SOURCE: Attorney Tom Melsheimer

March 04, 2011 14:48 ET

Court Ruling Clears Way for Jury Trial in $1 Billion Texas Medicaid Whistleblower Lawsuit

AUSTIN, TX--(Marketwire - March 4, 2011) - A recent state district court ruling has cleared the way for a jury to hear claims filed by the State of Texas and plaintiff Allen Jones based on allegations that pharmaceutical manufacturer Janssen L.P. used false marketing tactics to convince state officials to spend millions on a schizophrenia drug.

The ruling was issued late Thursday, March 3, 2011, in Judge John Dietz' 250th District Court in Travis County following summary judgment motions filed by both the State of Texas and Janssen, a division of New Brunswick, N.J.-based Johnson & Johnson (NYSE: JNJ).

The original complaint was filed in 2004 based on evidence uncovered by Mr. Jones during his work as an investigator with the Pennsylvania Inspector General's Office. The lawsuit says Janssen engaged in a systematic and wide-ranging scheme to convince state Medicaid officials to give preferential treatment to the company's Risperdal schizophrenia medication.

The drug was no better and no safer despite being substantially more expensive than older medications that treat the same illness, the lawsuit alleges. Janssen worked to build revenue by actively and purposefully marketing the powerful antipsychotic drug for use in children, the lawsuit says, even though the medication was approved only for the very narrow purpose of treating adult schizophrenia. In the years since Risperdal was first introduced, Texas has paid more than $500 million for the drug.
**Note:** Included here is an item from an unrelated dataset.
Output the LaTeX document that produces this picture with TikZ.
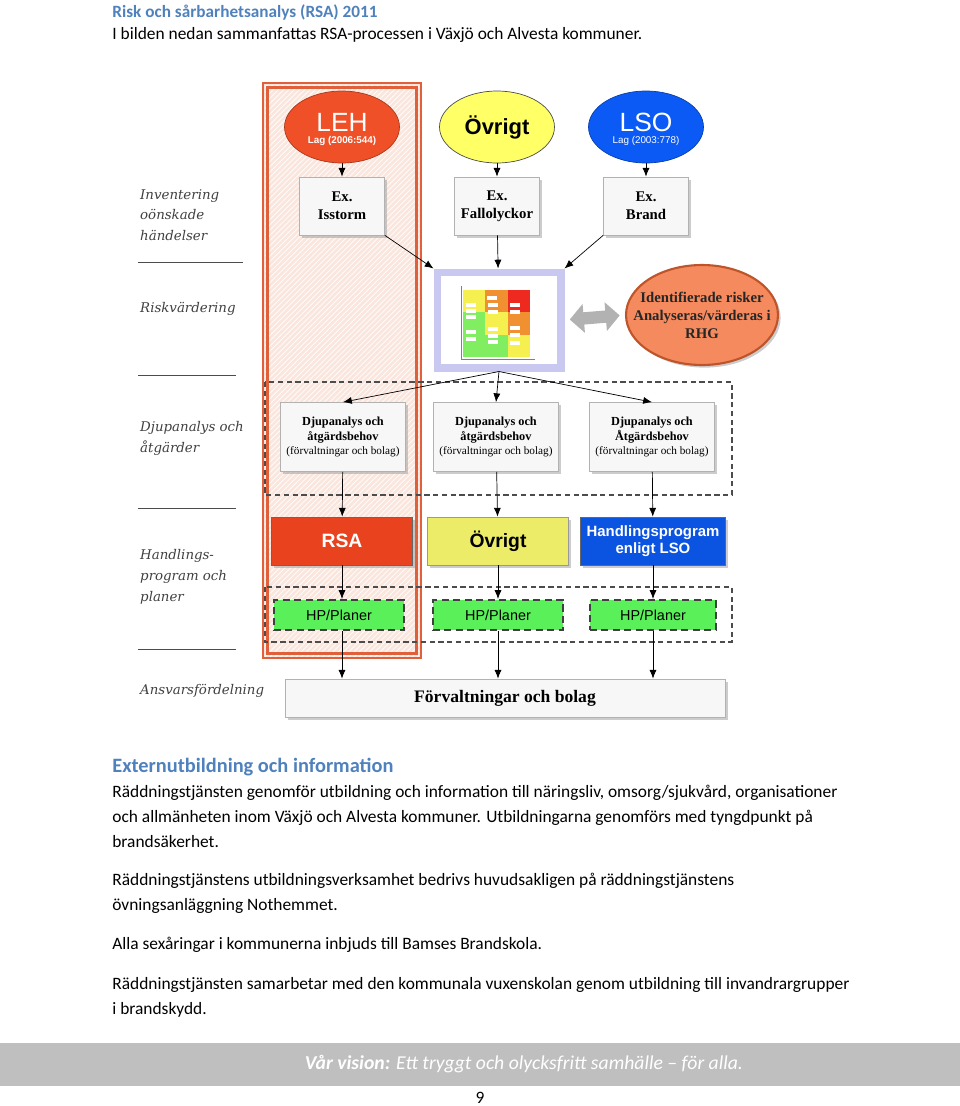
\documentclass[tikz,border=0pt]{standalone}
\usepackage{fontspec}
\setmainfont{Carlito}
\newfontfamily\arialf{Liberation Sans}
\newfontfamily\timesf{Liberation Serif}
\newfontfamily\stegf{DejaVu Serif}
\usetikzlibrary{arrows.meta,shapes,positioning,calc,shadows,patterns}
\usepackage{xcolor}
\definecolor{rubrik}{RGB}{79,129,189}
\definecolor{lehrod}{RGB}{240,80,40}
\definecolor{rsarod}{RGB}{232,67,30}
\definecolor{gulell}{RGB}{255,255,102}
\definecolor{gulbox}{RGB}{236,236,104}
\definecolor{lsobla}{RGB}{12,90,245}
\definecolor{hpgron}{RGB}{90,240,90}
\definecolor{laxrosa}{RGB}{244,138,94}
\definecolor{laxkant}{RGB}{224,100,50}
\definecolor{lavendel}{RGB}{200,200,240}
\definecolor{kolumn}{RGB}{251,230,222}
\definecolor{kolkant}{RGB}{224,96,60}
\definecolor{sidfot}{RGB}{191,191,191}
\definecolor{mgul}{RGB}{245,240,80}
\definecolor{morange}{RGB}{240,144,48}
\definecolor{mrod}{RGB}{238,42,32}
\definecolor{mgron}{RGB}{128,238,96}

\tikzset{
  pil/.style={-{Latex[length=5pt,width=4pt]}, thin, black},
  skugga/.style={drop shadow={shadow xshift=1.5pt, shadow yshift=-1.5pt, fill=black!40}},
  lagell/.style={ellipse, inner sep=0, minimum width=2.3cm, minimum height=1.44cm, align=center, font=\arialf},
  lagtext/.style={inner sep=0, text=white, font=\arialf},
  exbox/.style={draw=gray!60, fill=white!94!gray, skugga, minimum width=1.7cm, minimum height=1.16cm,
    align=center, font=\timesf\bfseries\fontsize{8.4}{10.4}\selectfont},
  djupbox/.style={draw=gray!60, fill=white!94!gray, skugga, minimum width=2.5cm, minimum height=1.38cm,
    align=center, font=\timesf\fontsize{6.4}{8.2}\selectfont},
  progbox/.style={draw=black!60, skugga, minimum width=2.82cm, minimum height=0.96cm, align=center,
    font=\arialf\bfseries},
  hpbox/.style={draw=black!75, fill=hpgron, dashed, dash pattern=on 4pt off 2.5pt, line width=1.2pt,
    minimum width=2.6cm, minimum height=0.6cm, font=\arialf\fontsize{8.2}{9}\selectfont},
  steg/.style={anchor=north west, align=left, text=black!75, font=\stegf\itshape\fontsize{7.6}{11.9}\selectfont},
  brodtext/.style={anchor=west, inner sep=0, font=\fontsize{9.9}{11}\selectfont},
  zon/.style={draw=black!70, dashed, dash pattern=on 3pt off 2pt, line width=0.6pt}
}

\begin{document}
\begin{tikzpicture}[x=0.02cm, y=-0.02cm]
  \useasboundingbox (0,0) rectangle (960,1106);

  % rubrik
  \node[brodtext, text=rubrik, font=\bfseries\fontsize{9.8}{11}\selectfont] (titel) at (112,12) {Risk och sårbarhetsanalys (RSA) 2011};
  \node[brodtext] (intro) at (112,35) {I bilden nedan sammanfattas RSA-processen i Växjö och Alvesta kommuner.};

  % RSA-kolumnen
  \fill[kolumn] (263,83) rectangle (421,658);
  \fill[pattern=north east lines, pattern color=white] (265,85) rectangle (419,656);
  \draw[kolkant, line width=0.6pt] (263,83) rectangle (421,658);
  \draw[kolkant, line width=1.4pt] (267.5,87.5) rectangle (416.5,653.5);

  % streckade zoner
  \draw[zon] (265,382) rectangle (732,495);
  \draw[zon] (265,587) rectangle (732,642);

  % stegen till vänster
  \node[steg] (inv) at (134,183) {Inventering\\oönskade\\händelser};
  \node[steg] (risk) at (134,296) {Riskvärdering};
  \node[steg] (djup) at (134,415) {Djupanalys och\\åtgärder};
  \node[steg] (hand) at (134,543) {Handlings-\\program och\\planer};
  \node[steg] (ansv) at (134,678) {Ansvarsfördelning};
  \draw[black!70, thin] (138,262) -- (243,262);
  \draw[black!70, thin] (138,375) -- (236,375);
  \draw[black!70, thin] (138,508) -- (236,508);
  \draw[black!70, thin] (138,649) -- (236,649);

  % lagar
  \node[lagell, draw=lehrod!70!black, fill=lehrod] (leh) at (342,127) {};
  \node[lagtext, font=\arialf\fontsize{15}{15}\selectfont] (lehnamn) at (342,122) {LEH};
  \node[lagtext, font=\arialf\bfseries\fontsize{5.6}{6}\selectfont] (lehlag) at (342,141) {Lag (2006:544)};
  \node[lagell, draw=black!70, fill=gulell, font=\arialf\bfseries\fontsize{12.5}{13}\selectfont] (ovr) at (497,127) {Övrigt};
  \node[lagell, draw=lsobla!70!black, fill=lsobla] (lso) at (646,127) {};
  \node[lagtext, font=\arialf\fontsize{15}{15}\selectfont] (lsonamn) at (646,122) {LSO};
  \node[lagtext, font=\arialf\fontsize{5.6}{6}\selectfont] (lsolag) at (646,141) {Lag (2003:778)};

  % exempel
  \node[exbox] (isstorm) at (342,206) {Ex.\\Isstorm};
  \node[exbox] (fall) at (497,206) {Ex.\\Fallolyckor};
  \node[exbox] (brand) at (646,206) {Ex.\\Brand};
  \draw[pil] (leh) -- (isstorm);
  \draw[pil] (ovr) -- (fall);
  \draw[pil] (lso) -- (brand);

  % riskmatris
  \node[draw=lavendel, line width=4pt, fill=white, minimum width=2.48cm, minimum height=1.92cm] (mtx) at (499,320) {};
  \foreach \r/\c/\col in {0/0/mgul,0/1/morange,0/2/mrod,1/0/mgron,1/1/mgul,1/2/morange,2/0/mgron,2/1/mgron,2/2/mgul}
    \fill[\col] ({463+22.3*\c},{290+22.3*\r}) rectangle ++(22.3,22.3);
  \foreach \tx/\ty in {487/296,466/303,466/309,466/315,488/303,488/310,510/303,510/310,466/330,466/337,488/327,488/334,488/340,510/326,510/333,510/341}
    \fill[white] (\tx,\ty) rectangle ++(10,3.5);
  \draw[black!50, very thin] (461,286) -- (461,359) -- (535,359);
  \draw[pil] (isstorm.south east) -- (mtx.north west);
  \draw[pil] (fall) -- (mtx);
  \draw[pil] (brand.south west) -- (mtx.north east);

  % RHG
  \node[ellipse, draw=laxkant!85!black, line width=1.2pt, fill=laxrosa, skugga, minimum width=3.04cm, minimum height=2cm,
    inner xsep=-8.5pt, inner ysep=0pt, align=center, text=black!85, font=\timesf\bfseries\fontsize{8.4}{10.2}\selectfont] (ident) at (702,315)
    {Identifierade risker\\Analyseras/värderas i\\RHG};
  \draw[{Triangle[length=8pt,width=16pt]}-{Triangle[length=8pt,width=16pt]}, line width=7pt, gray!60,
    shorten <=3pt, shorten >=3pt] (mtx.east) -- (ident.west);

  % djupanalys
  \node[djupbox] (djup1) at (343,437) {\textbf{\fontsize{7}{8.2}\selectfont Djupanalys och}\\\textbf{\fontsize{7}{8.2}\selectfont åtgärdsbehov}\\(förvaltningar och bolag)};
  \node[djupbox] (djup2) at (496,437) {\textbf{\fontsize{7}{8.2}\selectfont Djupanalys och}\\\textbf{\fontsize{7}{8.2}\selectfont åtgärdsbehov}\\(förvaltningar och bolag)};
  \node[djupbox] (djup3) at (652,437) {\textbf{\fontsize{7}{8.2}\selectfont Djupanalys och}\\\textbf{\fontsize{7}{8.2}\selectfont Åtgärdsbehov}\\(förvaltningar och bolag)};
  \draw[pil] (mtx.south) -- (djup1.north);
  \draw[pil] (mtx.south) -- (djup2.north);
  \draw[pil] (mtx.south) -- (djup3.north);

  % program
  \node[progbox, fill=rsarod, text=white, font=\arialf\bfseries\fontsize{11}{12}\selectfont] (rsa) at (342,541) {RSA};
  \node[progbox, fill=gulbox, draw=black!40, font=\arialf\bfseries\fontsize{11}{12}\selectfont] (ovr2) at (498,541) {Övrigt};
  \node[progbox, fill=lsobla!92!black, text=white, font=\arialf\bfseries\fontsize{8.5}{9.8}\selectfont] (hprog) at (653,541)
    {Handlingsprogram\\enligt LSO};
  \draw[pil] (djup1) -- (rsa);
  \draw[pil] (djup2) -- (ovr2);
  \draw[pil] (djup3) -- (hprog);

  % HP/Planer
  \node[hpbox] (hp1) at (339,615) {HP/Planer};
  \node[hpbox] (hp2) at (498,615) {HP/Planer};
  \node[hpbox, minimum width=2.52cm] (hp3) at (653,615) {HP/Planer};
  \draw[pil] (rsa) -- (rsa |- hp1.north);
  \draw[pil] (ovr2) -- (hp2);
  \draw[pil] (hprog) -- (hp3);

  % förvaltningar
  \node[draw=gray!60, fill=white!94!gray, skugga, minimum width=8.8cm, minimum height=0.76cm,
    font=\timesf\bfseries\fontsize{10}{12}\selectfont] (forv) at (505,698) {Förvaltningar och bolag};
  \draw[pil] (rsa.south |- hp1.south) -- (rsa.south |- forv.north);
  \draw[pil] (hp2.south) -- (hp2.south |- forv.north);
  \draw[pil] (hp3.south) -- (hp3.south |- forv.north);

  % externutbildning
  \node[brodtext, text=rubrik, font=\bfseries\fontsize{11.6}{13}\selectfont] (extern) at (112,767) {Externutbildning och information};
  \node[brodtext] (rad1) at (112,793) {Räddningstjänsten genomför utbildning och information till näringsliv, omsorg/sjukvård, organisationer};
  \node[brodtext] (rad2) at (112,818) {och allmänheten inom Växjö och Alvesta kommuner. Utbildningarna genomförs med tyngdpunkt på};
  \node[brodtext] (rad3) at (112,842) {brandsäkerhet.};
  \node[brodtext] (rad4) at (112,881) {Räddningstjänstens utbildningsverksamhet bedrivs huvudsakligen på räddningstjänstens};
  \node[brodtext] (rad5) at (112,906) {övningsanläggning Nothemmet.};
  \node[brodtext] (rad6) at (112,945) {Alla sexåringar i kommunerna inbjuds till Bamses Brandskola.};
  \node[brodtext] (rad7) at (112,985) {Räddningstjänsten samarbetar med den kommunala vuxenskolan genom utbildning till invandrargrupper};
  \node[brodtext] (rad8) at (112,1010) {i brandskydd.};

  % sidfot
  \fill[sidfot] (0,1043) rectangle (960,1086);
  \node[text=white, font=\itshape\fontsize{11.2}{13}\selectfont] (vision) at (524,1064)
    {\textbf{Vår vision:} Ett tryggt och olycksfritt samhälle – för alla.};
  \node[font=\fontsize{9.9}{11}\selectfont] (sida) at (480,1098) {9};
\end{tikzpicture}
\end{document}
In the order issued in The State of Texas, ex rel Allen Jones v. Janssen, L.P., et al., No. D-1-GV-04-001288, the Court ruled against Janssen on two motions that would have ended the case, and ruled in favor of the state on three summary judgment motions.

"We are very pleased that a Texas jury finally will be able to scrutinize Janssen's actions, which we allege have unfairly cost the state's taxpayers hundreds of millions of dollars for a drug that was no better than older, cheaper medicines," says Dallas attorney Tom Melsheimer, who represents Mr. Jones with Austin attorney Tommy Jacks. "The defendants fought tooth-and-nail to keep this case from a jury, and that effort has failed."

The defendants' total exposure in the anticipated jury trial, currently set for June 21 in Austin, exceeds $1 billion, including damages, penalties, and other potential liabilities, Mr. Melsheimer says.